Type Isolation Latency
Node Network ~100μs
Port Process ~100μs
Port Driver Shared ~10μs
NIF Shared ~0.1μs

These tests were run on the same machine, so there’s little surpise that the Node and Port latencies are essentially just benchmarking pipe speeds of the operating system itself (in this case macOS 10.12). Were the Erlang and C nodes located on different machines, I would expect the latency to be higher for the Node test.

It’s also worth noting that C Nodes and Ports are the most isolated form of native function calling from the Erlang VM. This means that a bug in the C code that causes the C Node or Port to crash will not take down the entire VM.

Port Driver

Port drivers, under certain circumstances, can be roughly as fast as a NIF. This is especially true for very small terms or when the majority of the work performed is I/O or binary-based.

The documentation for driver_entry mentions that erlang:port_control/3 should be the fastest way to call a native function. This seems to be true for very small terms, but larger terms cause the performance to be almost identical to erlang:port_call/3. Converting terms to the External Term Format and sending with erlang:port_command/3 (which in turn calls the outputv callback) actually appears to have slightly less latency.

  1. calllines 61-70 of latency_drv.c
  2. controllines 41-52 of latency_drv.c
  3. outputvlines 54-59 of latency_drv.c

chart2

Also worth noting is the type of data allowed to be sent to the Port Driver. For example, erlang:port_call/3 allows terms to be sent, but internally converts them to the external term format. The other types are similar to C Node and Port implementations and require any terms sent to first be converted.

Type Data Type Latency
call term() ~15μs
control iodata() ~15μs
outputv iodata() ~10μs

NIF

Native Implemented Function (NIF) is a relatively recent addition to OTP and is the fastest way to call native functions. However, a mis-behaving NIF can easily destabilize or crash the entire Erlang VM.

Dirty NIF and Yielding (or Future) NIF with enif_schedule_nif are even more recent additions that help prevent blocking the Erlang VM schedulers during execution or (in the case of I/O) waiting.

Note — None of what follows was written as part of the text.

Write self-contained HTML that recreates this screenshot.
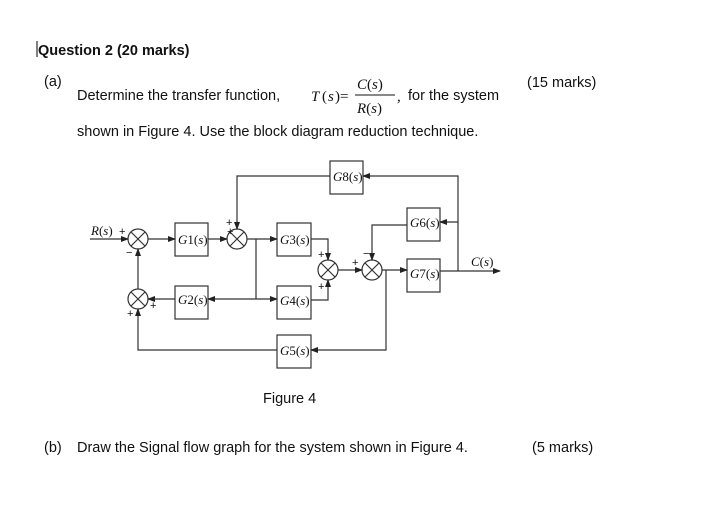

  1. Dirty CPU — lines 20-24 of latency_nif.c
  2. Dirty I/O — lines 26-30 of latency_nif.c
  3. Future — lines 32-36 of latency_nif.c
  4. Normal — lines 14-18 of latency_nif.c

chart3

The Normal NIF call is the only one that doesn’t have any sort of context switching involved. The Yielding (or Future) NIF also doesn’t involve much of a context switch as it yields control back to the same scheduler that dispatched the call. Dirty NIF calls, however, result in a ~2μs context switch delay as the function gets enqueued on the dirty thread pool.

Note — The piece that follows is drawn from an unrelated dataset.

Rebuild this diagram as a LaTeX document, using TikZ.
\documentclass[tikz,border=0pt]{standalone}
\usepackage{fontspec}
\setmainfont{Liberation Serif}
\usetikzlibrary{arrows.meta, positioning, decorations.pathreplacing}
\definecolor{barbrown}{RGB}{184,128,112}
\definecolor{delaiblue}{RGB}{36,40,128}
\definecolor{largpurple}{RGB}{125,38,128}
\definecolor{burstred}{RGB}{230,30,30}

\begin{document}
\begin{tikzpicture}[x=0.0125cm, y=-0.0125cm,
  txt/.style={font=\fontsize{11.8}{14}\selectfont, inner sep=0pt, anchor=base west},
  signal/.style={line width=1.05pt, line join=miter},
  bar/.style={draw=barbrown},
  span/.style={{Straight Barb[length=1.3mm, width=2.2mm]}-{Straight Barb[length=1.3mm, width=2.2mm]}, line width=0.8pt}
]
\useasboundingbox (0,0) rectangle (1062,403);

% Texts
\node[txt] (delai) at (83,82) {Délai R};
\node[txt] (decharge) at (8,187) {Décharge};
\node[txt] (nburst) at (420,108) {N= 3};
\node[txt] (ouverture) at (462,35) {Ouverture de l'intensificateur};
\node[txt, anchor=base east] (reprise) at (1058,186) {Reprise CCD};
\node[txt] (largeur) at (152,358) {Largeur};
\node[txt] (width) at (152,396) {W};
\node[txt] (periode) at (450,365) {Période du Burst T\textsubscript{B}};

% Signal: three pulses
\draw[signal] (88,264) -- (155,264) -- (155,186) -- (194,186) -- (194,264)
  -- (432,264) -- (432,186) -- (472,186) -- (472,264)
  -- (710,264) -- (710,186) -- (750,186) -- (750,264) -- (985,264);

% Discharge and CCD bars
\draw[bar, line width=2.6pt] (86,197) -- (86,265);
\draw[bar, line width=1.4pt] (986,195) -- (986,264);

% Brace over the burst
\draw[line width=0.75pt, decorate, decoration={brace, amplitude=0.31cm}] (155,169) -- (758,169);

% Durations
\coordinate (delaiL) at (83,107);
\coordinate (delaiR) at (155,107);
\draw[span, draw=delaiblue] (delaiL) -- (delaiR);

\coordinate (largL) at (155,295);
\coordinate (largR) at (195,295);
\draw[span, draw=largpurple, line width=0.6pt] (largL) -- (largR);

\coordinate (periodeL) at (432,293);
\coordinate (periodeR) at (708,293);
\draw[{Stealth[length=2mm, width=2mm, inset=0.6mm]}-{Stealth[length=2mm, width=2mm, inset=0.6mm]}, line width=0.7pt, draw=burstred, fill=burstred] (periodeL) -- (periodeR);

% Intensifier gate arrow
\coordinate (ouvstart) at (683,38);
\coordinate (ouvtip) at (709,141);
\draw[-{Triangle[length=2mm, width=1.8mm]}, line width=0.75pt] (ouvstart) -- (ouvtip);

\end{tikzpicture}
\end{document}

Type Context Switch Latency
Dirty CPU Thread Queue ~2.0μs
Dirty I/O Thread Queue ~2.0μs
Future Yield ~0.5μs
Normal None ~0.1μs

Just for fun, I was curious about the latency differences between the new Dirty NIF functionality and the previous method of using a Threaded NIF or the Async NIF (or Thread Queue) by Gregory Burd.

  1. Thread New — lines 38-72 of latency_nif.c
  2. Thread Queue — lines 74-90 of latency_nif.c

chart4

As it turns out, creating and destroying a thread for each and every call is unwise for a few reasons; poor latency being one of them. The Async NIF (or Thread Queue) has the advantage of providing a pool per NIF instead of having to share the global thread pool with other NIFs. However, Dirty NIF thread pools are definitely more optimized and are typically 4x faster than the Async NIF implementation.

Type Pool Type Latency
Thread New None ~50.0μs
Thread Queue NIF ~8.0μs
Dirty CPU Global ~2.0μs
Dirty I/O Global ~2.0μs

Conclusions

If isolation from/protection of the Erlang VM is highest priority, a C Node or Port are your best options. If your primary concern is low latency or low complexity, using a NIF for your native function is your best option.

As a side note: For very specific I/O operations, a Port Driver still may be the best option. OTP-20 has the new enif_select, which is starting to transition some of those I/O benefits to the NIF world, so this may not be true statement in the near future.